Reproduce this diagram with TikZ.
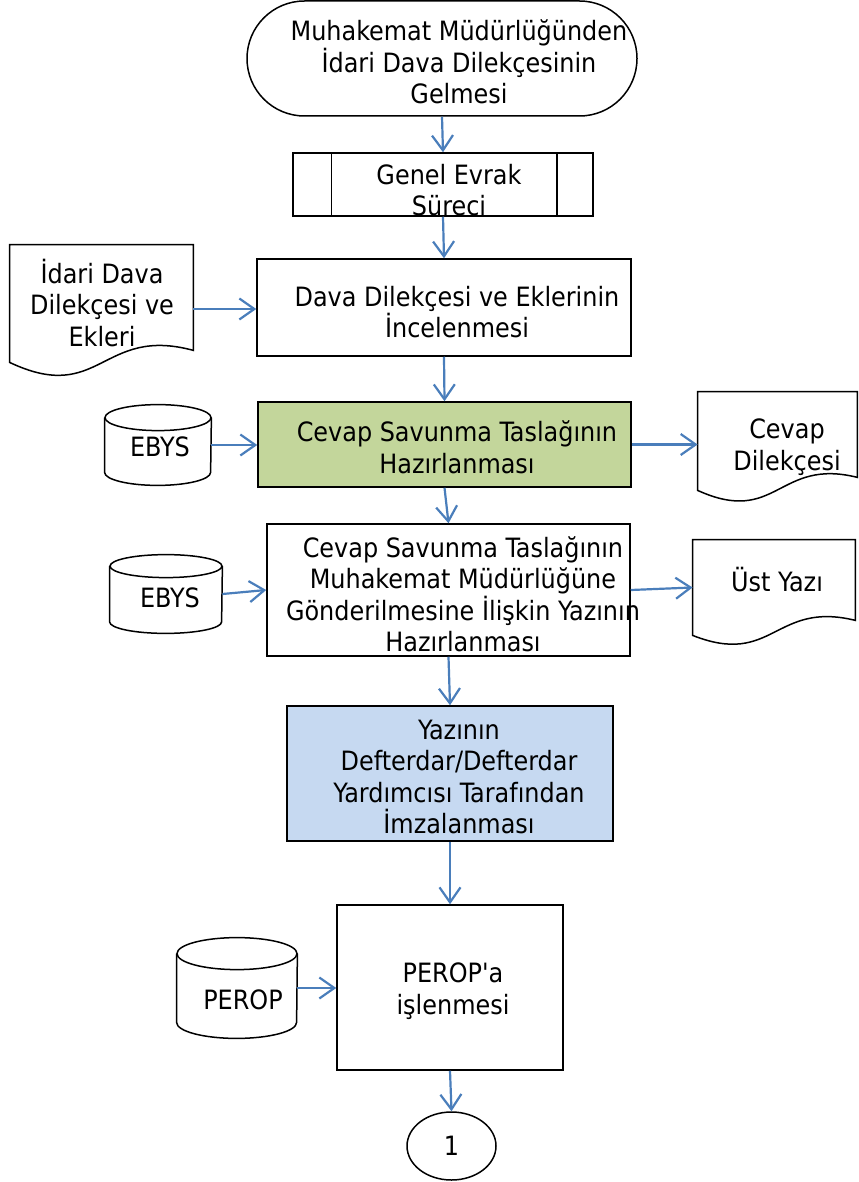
\documentclass[tikz,border=0pt]{standalone}
\usepackage{fontspec}
\setmainfont{DejaVu Sans Condensed}
\usetikzlibrary{arrows.meta,shapes.misc,shapes.geometric,calc}
\definecolor{arrowblue}{HTML}{4A7EBB}
\definecolor{boxgreen}{HTML}{C3D69B}
\definecolor{boxblue}{HTML}{C6D9F1}
\newcommand\drawcyl[3]{%
  \draw[shp] ($(#1.north west)+(0pt,-#3)$) -- ($(#1.south west)+(0pt,#3)$)
     arc[start angle=180,end angle=360,x radius=#2,y radius=#3]
     -- ($(#1.north east)+(0pt,-#3)$);
  \draw[shp] ($(#1.north)+(0pt,-#3)$) ellipse[x radius=#2,y radius=#3];}
\begin{document}
\begin{tikzpicture}[x=0.5pt,y=-0.5pt,
  font=\fontsize{13.3}{15.75}\selectfont,
  box/.style={draw,line width=0.75pt,inner sep=0pt},
  hold/.style={inner sep=0pt},
  txt/.style={align=center,inner sep=0pt},
  shp/.style={draw,line width=0.75pt},
  arr/.style={draw=arrowblue,line width=1.1pt,-{Straight Barb[length=7.5pt,width=10.5pt]}}]
\useasboundingbox (0,0) rectangle (858,1182);

% start terminal
\node[box,rounded rectangle,minimum width=195pt,minimum height=57.5pt] (b1) at (442,58.5) {};
\node[txt] (t1) at (459,62) {Muhakemat Müdürlüğünden\\İdari Dava Dilekçesinin\\Gelmesi};

% predefined process
\node[box,minimum width=150pt,minimum height=31.5pt] (b2) at (443,184.5) {};
\draw[shp] ([xshift=19.5pt]b2.north west) -- ([xshift=19.5pt]b2.south west);
\draw[shp] ([xshift=-18.5pt]b2.north east) -- ([xshift=-18.5pt]b2.south east);
\node[txt] (t2) at (449,190) {Genel Evrak\\Süreci};

% review
\node[box,minimum width=187pt,minimum height=48.5pt] (b3) at (444,307.5) {};
\node[txt] (t3) at (457,312) {Dava Dilekçesi ve Eklerinin\\İncelenmesi};

% document 1
\node[hold,minimum width=91.5pt,minimum height=58.5pt] (d1) at (101.5,303.5) {};
\draw[shp] (d1.north west) -- (d1.south west)
  .. controls +(45.5pt,-21.5pt) and +(-46pt,12.5pt) .. ($(d1.south east)+(0pt,6pt)$)
  -- (d1.north east) -- cycle;
\node[txt] (t4) at (102,303) {İdari Dava\\Dilekçesi ve\\Ekleri};

% green box
\node[box,fill=boxgreen,minimum width=186.5pt,minimum height=42.5pt] (b4) at (444.5,444.5) {};
\node[txt] (t5) at (457,447) {Cevap Savunma Taslağının\\Hazırlanması};

% EBYS 1
\node[hold,minimum width=53pt,minimum height=40pt] (e1) at (158,445) {};
\drawcyl{e1}{26.5pt}{6.5pt}
\node[txt] (t6) at (160,447) {EBYS};

% document 2
\node[hold,minimum width=79.5pt,minimum height=49pt] (d2) at (777.5,441) {};
\draw[shp] (d2.north west) -- (d2.south west)
  .. controls +(39.75pt,-18pt) and +(-39.75pt,10pt) .. ($(d2.south east)+(0pt,6.5pt)$)
  -- (d2.north east) -- cycle;
\node[txt] (t7) at (787,447) {Cevap\\Dilekçesi};

% box 5
\node[box,minimum width=181.5pt,minimum height=66pt] (b5) at (448.5,590) {};
\node[txt] (t8) at (463,594) {Cevap Savunma Taslağının\\Muhakemat Müdürlüğüne\\Gönderilmesine İlişkin Yazının\\Hazırlanması};

% EBYS 2
\node[hold,minimum width=56pt,minimum height=39pt] (e2) at (166,594) {};
\drawcyl{e2}{28pt}{5.75pt}
\node[txt] (t9) at (170,598) {EBYS};

% document 3
\node[hold,minimum width=81pt,minimum height=47.5pt] (d3) at (774,587.5) {};
\draw[shp] (d3.north west) -- (d3.south west)
  .. controls +(40.5pt,-16pt) and +(-40.5pt,10pt) .. ($(d3.south east)+(0pt,7.5pt)$)
  -- (d3.north east) -- cycle;
\node[txt] (t10) at (777,580) {Üst Yazı};

% blue box
\node[box,fill=boxblue,minimum width=163pt,minimum height=67.5pt] (b6) at (450,773.5) {};
\node[txt] (t11) at (459,777) {Yazının\\Defterdar/Defterdar\\Yardımcısı Tarafından\\İmzalanması};

% box 7
\node[box,minimum width=113pt,minimum height=82.5pt] (b7) at (450,987.5) {};
\node[txt] (t12) at (453,991) {PEROP\textquotesingle a\\işlenmesi};

% PEROP
\node[hold,minimum width=60pt,minimum height=50pt] (e3) at (237,988) {};
\drawcyl{e3}{30pt}{8pt}
\node[txt] (t13) at (243,1000) {PEROP};

% connector circle
\node[box,ellipse,minimum width=44.5pt,minimum height=34pt] (c1) at (451.5,1146) {1};

% arrows
\draw[arr] (b1.south) -- (b2.north);
\draw[arr] (b2.south) -- (b3.north);
\draw[arr] ([yshift=-2.75pt]d1.east) -- ([yshift=-2.75pt]d1.east -| b3.west);
\draw[arr] (b3.south) -- (b4.north);
\draw[arr] (e1.east) -- (e1.east -| b4.west);
\draw[arr] (b4.east) -- (b4.east -| d2.west);
\draw[arr] (b4.south) -- (b5.north);
\draw[arr] (e2.east) -- (b5.west);
\draw[arr] (b5.east) -- (d3.west);
\draw[arr] (b5.south) -- (b6.north);
\draw[arr] (b6.south) -- (b7.north);
\draw[arr] (e3.east) -- (e3.east -| b7.west);
\draw[arr] (b7.south) -- (c1.north);
\end{tikzpicture}
\end{document}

------------------------------------

Directive >> Make an exact copy of the data above, pictures excluded.

Finished answer >>
Reproduce this diagram with TikZ.
\documentclass[tikz,border=0pt]{standalone}
\usepackage{fontspec}
\setmainfont{DejaVu Sans Condensed}
\usetikzlibrary{arrows.meta,shapes.misc,shapes.geometric,calc}
\definecolor{arrowblue}{HTML}{4A7EBB}
\definecolor{boxgreen}{HTML}{C3D69B}
\definecolor{boxblue}{HTML}{C6D9F1}
\newcommand\drawcyl[3]{%
  \draw[shp] ($(#1.north west)+(0pt,-#3)$) -- ($(#1.south west)+(0pt,#3)$)
     arc[start angle=180,end angle=360,x radius=#2,y radius=#3]
     -- ($(#1.north east)+(0pt,-#3)$);
  \draw[shp] ($(#1.north)+(0pt,-#3)$) ellipse[x radius=#2,y radius=#3];}
\begin{document}
\begin{tikzpicture}[x=0.5pt,y=-0.5pt,
  font=\fontsize{13.3}{15.75}\selectfont,
  box/.style={draw,line width=0.75pt,inner sep=0pt},
  hold/.style={inner sep=0pt},
  txt/.style={align=center,inner sep=0pt},
  shp/.style={draw,line width=0.75pt},
  arr/.style={draw=arrowblue,line width=1.1pt,-{Straight Barb[length=7.5pt,width=10.5pt]}}]
\useasboundingbox (0,0) rectangle (858,1182);

% start terminal
\node[box,rounded rectangle,minimum width=195pt,minimum height=57.5pt] (b1) at (442,58.5) {};
\node[txt] (t1) at (459,62) {Muhakemat Müdürlüğünden\\İdari Dava Dilekçesinin\\Gelmesi};

% predefined process
\node[box,minimum width=150pt,minimum height=31.5pt] (b2) at (443,184.5) {};
\draw[shp] ([xshift=19.5pt]b2.north west) -- ([xshift=19.5pt]b2.south west);
\draw[shp] ([xshift=-18.5pt]b2.north east) -- ([xshift=-18.5pt]b2.south east);
\node[txt] (t2) at (449,190) {Genel Evrak\\Süreci};

% review
\node[box,minimum width=187pt,minimum height=48.5pt] (b3) at (444,307.5) {};
\node[txt] (t3) at (457,312) {Dava Dilekçesi ve Eklerinin\\İncelenmesi};

% document 1
\node[hold,minimum width=91.5pt,minimum height=58.5pt] (d1) at (101.5,303.5) {};
\draw[shp] (d1.north west) -- (d1.south west)
  .. controls +(45.5pt,-21.5pt) and +(-46pt,12.5pt) .. ($(d1.south east)+(0pt,6pt)$)
  -- (d1.north east) -- cycle;
\node[txt] (t4) at (102,303) {İdari Dava\\Dilekçesi ve\\Ekleri};

% green box
\node[box,fill=boxgreen,minimum width=186.5pt,minimum height=42.5pt] (b4) at (444.5,444.5) {};
\node[txt] (t5) at (457,447) {Cevap Savunma Taslağının\\Hazırlanması};

% EBYS 1
\node[hold,minimum width=53pt,minimum height=40pt] (e1) at (158,445) {};
\drawcyl{e1}{26.5pt}{6.5pt}
\node[txt] (t6) at (160,447) {EBYS};

% document 2
\node[hold,minimum width=79.5pt,minimum height=49pt] (d2) at (777.5,441) {};
\draw[shp] (d2.north west) -- (d2.south west)
  .. controls +(39.75pt,-18pt) and +(-39.75pt,10pt) .. ($(d2.south east)+(0pt,6.5pt)$)
  -- (d2.north east) -- cycle;
\node[txt] (t7) at (787,447) {Cevap\\Dilekçesi};

% box 5
\node[box,minimum width=181.5pt,minimum height=66pt] (b5) at (448.5,590) {};
\node[txt] (t8) at (463,594) {Cevap Savunma Taslağının\\Muhakemat Müdürlüğüne\\Gönderilmesine İlişkin Yazının\\Hazırlanması};

% EBYS 2
\node[hold,minimum width=56pt,minimum height=39pt] (e2) at (166,594) {};
\drawcyl{e2}{28pt}{5.75pt}
\node[txt] (t9) at (170,598) {EBYS};

% document 3
\node[hold,minimum width=81pt,minimum height=47.5pt] (d3) at (774,587.5) {};
\draw[shp] (d3.north west) -- (d3.south west)
  .. controls +(40.5pt,-16pt) and +(-40.5pt,10pt) .. ($(d3.south east)+(0pt,7.5pt)$)
  -- (d3.north east) -- cycle;
\node[txt] (t10) at (777,580) {Üst Yazı};

% blue box
\node[box,fill=boxblue,minimum width=163pt,minimum height=67.5pt] (b6) at (450,773.5) {};
\node[txt] (t11) at (459,777) {Yazının\\Defterdar/Defterdar\\Yardımcısı Tarafından\\İmzalanması};

% box 7
\node[box,minimum width=113pt,minimum height=82.5pt] (b7) at (450,987.5) {};
\node[txt] (t12) at (453,991) {PEROP\textquotesingle a\\işlenmesi};

% PEROP
\node[hold,minimum width=60pt,minimum height=50pt] (e3) at (237,988) {};
\drawcyl{e3}{30pt}{8pt}
\node[txt] (t13) at (243,1000) {PEROP};

% connector circle
\node[box,ellipse,minimum width=44.5pt,minimum height=34pt] (c1) at (451.5,1146) {1};

% arrows
\draw[arr] (b1.south) -- (b2.north);
\draw[arr] (b2.south) -- (b3.north);
\draw[arr] ([yshift=-2.75pt]d1.east) -- ([yshift=-2.75pt]d1.east -| b3.west);
\draw[arr] (b3.south) -- (b4.north);
\draw[arr] (e1.east) -- (e1.east -| b4.west);
\draw[arr] (b4.east) -- (b4.east -| d2.west);
\draw[arr] (b4.south) -- (b5.north);
\draw[arr] (e2.east) -- (b5.west);
\draw[arr] (b5.east) -- (d3.west);
\draw[arr] (b5.south) -- (b6.north);
\draw[arr] (b6.south) -- (b7.north);
\draw[arr] (e3.east) -- (e3.east -| b7.west);
\draw[arr] (b7.south) -- (c1.north);
\end{tikzpicture}
\end{document}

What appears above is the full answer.